Bob Hale is friendly in that expansive, Texas sort of way that’s immediately disarming. But make no mistake, this is a savvy guy. And a courageous one.
See, while most of us were trying to figure out how to burp out a value proposition in 140 characters, Hale, the CEO of a major Realtor Association, was working on something that may actually improve the real estate industry.
In a couple weeks, the Houston Association of Realtors will launch a Web application that allows consumers to see which Realtors within their chosen search area are transacting business – and which are not.
Here are the highlights:
- The app is based on MLS data and will be available from the association’s highly-trafficked Website
- Every Realtor in the market is included, there is no opt-out
- The app is map-based, so consumers can see who has sold what, where, over different time periods
- The app may be made available to MLS organizations nationwide
Let that sink in…
A Realtor association is helping consumers make decisions with clarity, on their own, objectively and with no compromise.
An industry leader is taking an obvious but politically perilous stance: that what is good for consumers is, in time, good for real estate professionals.
Human beings that need to get professional help to buy or sell a home will be able start their decision process on a foundation of good data, not within a flurry of sales scripts wielded like nunchucks in the confines of their living room.
If you care about this industry, pay attention to what Bob Hale and his team are doing. And support it.
Outside agitators, inside movers
This has been done before, most notably by Neighborcity, a startup brokerage that uses MLS data to display agent sales activity on its site. And there’s a whole category given to agent review sites on the 1000watt index.

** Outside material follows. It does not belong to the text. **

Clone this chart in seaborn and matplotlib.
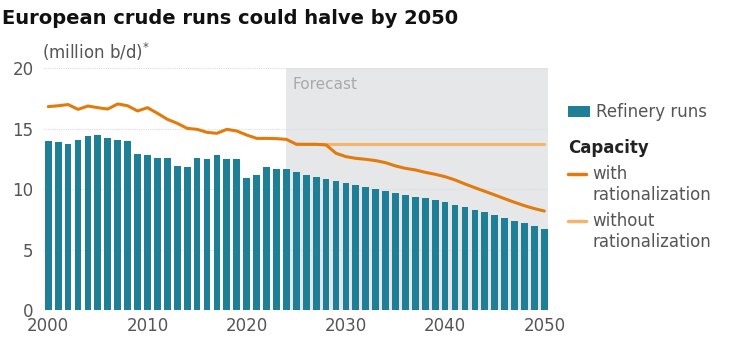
import matplotlib
matplotlib.use("Agg")
import matplotlib.pyplot as plt
from matplotlib.lines import Line2D
from matplotlib.patches import Rectangle
import seaborn as sns
import numpy as np
import pandas as pd

years = list(range(2000, 2051))
refinery_runs = [14.0, 13.9, 13.7, 14.1, 14.4, 14.5, 14.2, 14.1, 14.0, 12.9,
                 12.85, 12.6, 12.55, 11.9, 11.85, 12.6, 12.5, 12.8, 12.5, 12.5,
                 10.95, 11.15, 11.8, 11.65, 11.7, 11.45, 11.17, 11.03, 10.87, 10.7,
                 10.54, 10.37, 10.2, 10.04, 9.88, 9.71, 9.54, 9.38, 9.24, 9.1,
                 8.94, 8.72, 8.52, 8.3, 8.08, 7.86, 7.61, 7.39, 7.17, 6.95, 6.7]
cap_with = [16.83, 16.9, 17.0, 16.6, 16.88, 16.74, 16.63, 17.05, 16.9, 16.47,
            16.74, 16.28, 15.78, 15.45, 15.03, 14.95, 14.7, 14.62, 14.95, 14.81,
            14.48, 14.2, 14.2, 14.18, 14.12, 13.72, 13.71, 13.71, 13.66, 12.97,
            12.69, 12.55, 12.47, 12.36, 12.19, 11.92, 11.72, 11.59, 11.39, 11.23,
            11.03, 10.76, 10.43, 10.12, 9.82, 9.52, 9.21, 8.91, 8.63, 8.39, 8.19]
years_without = list(range(2025, 2051))
cap_without = [13.72] * len(years_without)
forecast_start = 2024
y_ticks = [0, 5, 10, 15, 20]
x_ticks = [2000, 2010, 2020, 2030, 2040, 2050]

BAR = "#1f7f96"
DARK = "#e37a0c"
LIGHT = "#f5b46c"
TXT = "#555555"

sns.set_theme(style="white")
plt.rcParams["font.family"] = ["DejaVu Sans"]

W, H = 731, 348
fig = plt.figure(figsize=(W / 100, H / 100), dpi=100)
ax = fig.add_axes([43.3 / W, 1 - 310 / H, (548.3 - 43.3) / W, (310 - 68.3) / H])

ax.axvspan(forecast_start, 2050.4, ymin=0, ymax=1, color="#e6e7e9", zorder=0, lw=0)
for t in y_ticks[1:]:
    ax.axhline(t, color="#dcdcdc", lw=0.8, ls=(0, (1, 1)), zorder=0.5)

df = pd.DataFrame({"year": years, "runs": refinery_runs})
sns.barplot(data=df, x="year", y="runs", native_scale=True, color=BAR,
            saturation=1, width=0.68, ax=ax, zorder=2, linewidth=0)

sns.lineplot(x=years_without, y=cap_without, color=LIGHT, lw=2.2, ax=ax, zorder=3)
sns.lineplot(x=years, y=cap_with, color=DARK, lw=2.2, ax=ax, zorder=4)

ax.set_xlim(1999.5, 2050.4)
ax.set_ylim(0, 20)
ax.set_xticks(x_ticks)
ax.set_yticks(y_ticks)
ax.set_xlabel("")
ax.set_ylabel("")
ax.tick_params(axis="both", length=0, labelsize=12, labelcolor=TXT)
ax.tick_params(axis="y", pad=7)
ax.tick_params(axis="x", pad=5)
for s in ax.spines.values():
    s.set_visible(False)
ax.set_facecolor("none")

ax.text(forecast_start + 0.6, 19.3, "Forecast", color="#a9a9a9", fontsize=11,
        va="top", ha="left")

fig.text(2 / W, 1 - 18 / H, "European crude runs could halve by 2050",
         fontsize=14, fontweight="bold", color="#111111", va="center", ha="left")
fig.text(42 / W, 1 - 52 / H, r"(million b/d)$^{*}$", fontsize=12, color=TXT,
         va="center", ha="left")

# legend
fig.add_artist(Rectangle((568 / W, 1 - 117 / H), 22 / W, 11 / H,
                         transform=fig.transFigure, color=BAR, lw=0))
fig.text(596 / W, 1 - 112 / H, "Refinery runs", fontsize=12, color=TXT,
         va="center", ha="left")
fig.text(568 / W, 1 - 148 / H, "Capacity", fontsize=12, fontweight="bold",
         color="#222222", va="center", ha="left")
fig.add_artist(Line2D([568 / W, 586 / W], [1 - 174 / H, 1 - 174 / H],
                      transform=fig.transFigure, color=DARK, lw=2.5))
fig.text(592 / W, 1 - 174 / H, "with", fontsize=12, color=TXT, va="center", ha="left")
fig.text(592 / W, 1 - 195 / H, "rationalization", fontsize=12, color=TXT,
         va="center", ha="left")
fig.add_artist(Line2D([568 / W, 586 / W], [1 - 221 / H, 1 - 221 / H],
                      transform=fig.transFigure, color=LIGHT, lw=2.5))
fig.text(592 / W, 1 - 221 / H, "without", fontsize=12, color=TXT, va="center", ha="left")
fig.text(592 / W, 1 - 242 / H, "rationalization", fontsize=12, color=TXT,
         va="center", ha="left")

fig.savefig("out.png", dpi=100)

The direct inspiration for the HAR app came from the “Connect Create” contest at Inman’s Real Estate Connect event last year, at which a team from Diverse Solutions, a real estate tech company, built an app called “Agent Scouting Report” that allowed agent search based on productivity. That app was never released into the wild (more disclosures: I was president of Inman News until 2004 and Inman is a client of 1000watt Consulting).

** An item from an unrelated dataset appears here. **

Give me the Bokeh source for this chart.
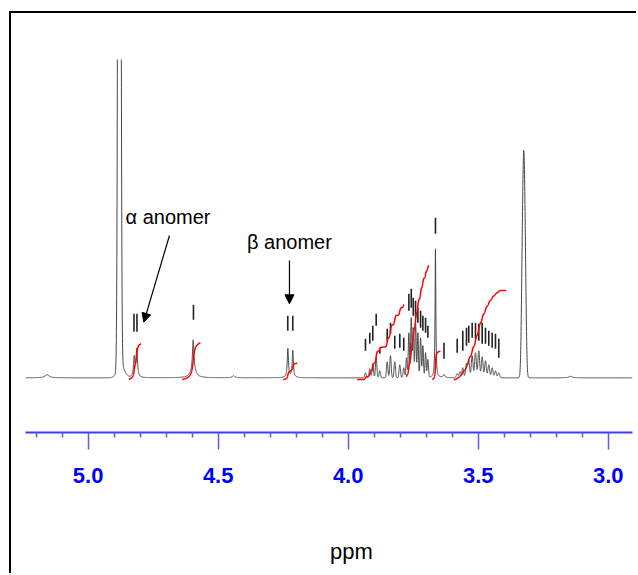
import numpy as np
from bokeh.plotting import figure
from bokeh.models import Range1d, FixedTicker, Label, Arrow, NormalHead, Title
from bokeh.embed import file_html
from bokeh.resources import INLINE

# ---------------- data ----------------
# axis
major_ticks = [5.0, 4.5, 4.0, 3.5, 3.0]
tick_labels = ["5.0", "4.5", "4.0", "3.5", "3.0"]
minor_ticks = [5.2, 5.1, 4.9, 4.8, 4.7, 4.6, 4.4, 4.3, 4.2, 4.1,
               3.9, 3.8, 3.7, 3.6, 3.4, 3.3, 3.2, 3.1]
ppm_left, ppm_right = 5.241, 2.9065
axis_title = "ppm"

# spectrum lines: centre (ppm), height (intensity), width (ppm), shape G/L
peak_ppm = [5.158, 4.880, 4.874, 4.823, 4.813, 4.596, 4.596, 4.441, 4.232, 4.213,
            3.9335, 3.9169, 3.9054, 3.8923, 3.8785, 3.8500, 3.8373, 3.8208, 3.8015, 3.7862,
            3.7758, 3.7666, 3.7574, 3.7497, 3.7408, 3.7319, 3.7215, 3.7127, 3.7023, 3.6935,
            3.6643, 3.6315,
            3.5808, 3.5700, 3.5592, 3.5450, 3.5362, 3.5231, 3.5104, 3.4977, 3.4846, 3.4719,
            3.4592, 3.4462, 3.4335, 3.4208,
            3.3304, 3.3246, 3.3188, 3.1450]
peak_height = [3, 1635, 12, 20, 28, 28, 10, 2, 29, 27,
               5, 9, 14, 20, 7, 16, 22, 16, 13, 10,
               20, 45, 60, 50, 56, 45, 40, 32, 25, 18,
               129, 3,
               4, 6, 10, 14, 17, 22, 25, 27, 21, 17,
               13, 10, 7, 5,
               92, 170, 92, 1.5]
peak_width = [0.0096, 0.0042, 0.0135, 0.0031, 0.0031, 0.0031, 0.0100, 0.0058, 0.0027, 0.0027,
              0.0027, 0.0027, 0.0027, 0.0027, 0.0027, 0.0027, 0.0027, 0.0027, 0.0027, 0.0027,
              0.0023, 0.0023, 0.0023, 0.0023, 0.0023, 0.0023, 0.0023, 0.0023, 0.0023, 0.0023,
              0.0017, 0.0038,
              0.0033, 0.0033, 0.0033, 0.0033, 0.0033, 0.0033, 0.0033, 0.0033, 0.0033, 0.0033,
              0.0033, 0.0033, 0.0033, 0.0033,
              0.0038, 0.0038, 0.0038, 0.0077]
peak_shape = ["L", "G", "G", "L", "L", "L", "L", "L", "L", "L",
              "G", "G", "G", "G", "G", "G", "G", "G", "G", "G",
              "G", "G", "G", "G", "G", "G", "G", "G", "G", "G",
              "L", "L",
              "G", "G", "G", "G", "G", "G", "G", "G", "G", "G",
              "G", "G", "G", "G",
              "G", "G", "G", "L"]

# peak-pick marks: position (ppm), lower and upper intensity
mark_ppm = [4.8238, 4.8123, 4.5950, 4.2323, 4.2131,
            3.9335, 3.9169, 3.9054, 3.8923, 3.8785, 3.8500, 3.8373, 3.8208, 3.8015, 3.7862,
            3.7666, 3.7574, 3.7497, 3.7408, 3.7319, 3.7215, 3.7127, 3.7023, 3.6935,
            3.6643, 3.6315,
            3.5808, 3.5592, 3.5450, 3.5362, 3.5231, 3.5104, 3.4977, 3.4846, 3.4719,
            3.4592, 3.4462, 3.4335, 3.4208]
mark_low = [46, 46, 58, 47, 47,
            27, 34, 37, 52, 24, 37, 44, 29, 30, 27,
            67, 70, 62, 60, 55, 50, 47, 45, 40,
            144, 19,
            25, 27, 32, 35, 40, 39, 37, 34, 34,
            32, 30, 29, 20]
mark_high = [64, 64, 73, 62, 62,
             39, 45, 52, 64, 30, 49, 55, 42, 44, 40,
             84, 89, 80, 77, 70, 67, 62, 60, 52,
             160, 35,
             39, 47, 50, 52, 55, 55, 54, 55, 50,
             47, 45, 44, 39]

# integral regions: start/end (ppm), start/end level
integ_start = [4.8438, 4.6385, 4.2500, 3.9654, 3.7758, 3.6769, 3.5938]
integ_end = [4.7962, 4.5681, 4.1962, 3.7862, 3.6900, 3.6450, 3.3923]
integ_y0 = [-1.7, -1.7, -1.7, -1.7, 0.6, -1.7, -1.7]
integ_y1 = [34, 35, 14.6, 73.3, 112.3, 26.6, 87.3]

# ---------------- build curves ----------------
def spectrum(x):
    y = np.zeros_like(x)
    for c, h, w, s in zip(peak_ppm, peak_height, peak_width, peak_shape):
        if s == "G":
            y += h * np.exp(-0.5 * ((x - c) / w) ** 2)
        else:
            y += h / (1.0 + ((x - c) / w) ** 2)
    return y

x_grid = np.linspace(ppm_left, ppm_right, 7000)
y_grid = spectrum(x_grid)

p = figure(width=627, height=562, x_range=Range1d(ppm_left, ppm_right),
           y_range=Range1d(-54.7, 318.3), output_backend="svg", toolbar_location=None,
           y_axis_location=None, min_border_left=14, min_border_right=6,
           min_border_top=46, min_border_bottom=143)
p.styles = {"margin-left": "9px", "margin-top": "11px",
            "border-left": "2px solid #000000", "border-top": "2px solid #000000"}
p.outline_line_color = None
p.grid.visible = False
p.background_fill_color = "white"
p.border_fill_color = "white"

p.line(x_grid, y_grid, line_color="#474747", line_width=1)

p.segment(x0=mark_ppm, y0=mark_low, x1=mark_ppm, y1=mark_high,
          line_color="#222222", line_width=1.6)

for a, b, y0, y1 in zip(integ_start, integ_end, integ_y0, integ_y1):
    xs = np.linspace(a, b, 300)
    s = spectrum(xs)
    c = np.cumsum(s)
    c = c / c[-1]
    p.line(xs, y0 + (y1 - y0) * c, line_color="#ff0000", line_width=1.5)

ax = p.xaxis[0]
ax.ticker = FixedTicker(ticks=major_ticks, minor_ticks=minor_ticks)
ax.major_label_overrides = {t: l for t, l in zip(major_ticks, tick_labels)}
ax.axis_line_color = "#3c3cff"
ax.axis_line_width = 2
ax.major_tick_line_color = "#5a5aff"
ax.major_tick_line_width = 1.5
ax.minor_tick_line_color = "#5a5aff"
ax.minor_tick_line_width = 1.5
ax.major_tick_in = 0
ax.major_tick_out = 17
ax.minor_tick_in = 0
ax.minor_tick_out = 5
ax.major_label_standoff = 18
ax.major_label_text_font = "Liberation Sans"
ax.major_label_text_font_style = "bold"
ax.major_label_text_font_size = "22px"
ax.major_label_text_color = "#0000ff"

p.add_layout(Title(text=axis_title, align="center", vertical_align="top",
                   standoff=0, padding=dict(top=53, right=0, bottom=0, left=45),
                   text_font="Liberation Sans", text_font_size="22px",
                   text_font_style="normal", text_color="black"), "below")

p.add_layout(Label(x=4.693, y=160.5, text="α anomer", text_align="center",
                   text_baseline="alphabetic", text_font="Liberation Sans",
                   text_font_size="20px", text_color="black"))
p.add_layout(Label(x=4.226, y=135.5, text="β anomer", text_align="center",
                   text_baseline="alphabetic", text_font="Liberation Sans",
                   text_font_size="20px", text_color="black"))

p.add_layout(Arrow(end=NormalHead(size=9, fill_color="black", line_color="black"),
                   x_start=4.6873, y_start=142.3, x_end=4.7861, y_end=55.6,
                   line_color="black", line_width=1.2))
p.add_layout(Arrow(end=NormalHead(size=9, fill_color="black", line_color="black"),
                   x_start=4.2258, y_start=117.3, x_end=4.2258, y_end=74,
                   line_color="black", line_width=1.2))

open("out.html", "w").write(file_html(p, INLINE))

But these were outsiders. And outsiders, invaluable as they are in pushing change, do not have the implements of disruption close at hand. They need to raise millions to build traffic that can be used to pry into the industry (Zillow) or mount a crusade of controversy and appeal directly to consumers (Redfin).
An institution like HAR however, and a leader such as Hale… well, that’s a different and more uncommon thing. A move like this from within the industry can clear a path for others to take risks and challenge their constituencies.
This may already be happening. The HAR application was recognized by the NAR’s “Game Changer” program, which encourages and rewards innovative ideas from real estate associations. As a result, once the app launches, Hale thinks it’s possible the NAR may get behind it at a national level.
That too is worth supporting.
Hale says his board of directors – comprised of real estate brokers – has been very supportive of this effort. As have the many productive, full-time agents who have previewed the app. As you might expect, it gets a little dicey when you start to talk about newbies, part-timers, or those who just don’t win much business.
This is a politically charged move. And we need more of those in this industry – from people who have political capital and positions of institutional authority to risk. I can write until my house falls down about creating a better real estate industry, but it’s going to take more Bob Hales to get there.
So go, Bob, go! We’ve got your back! Anyone else?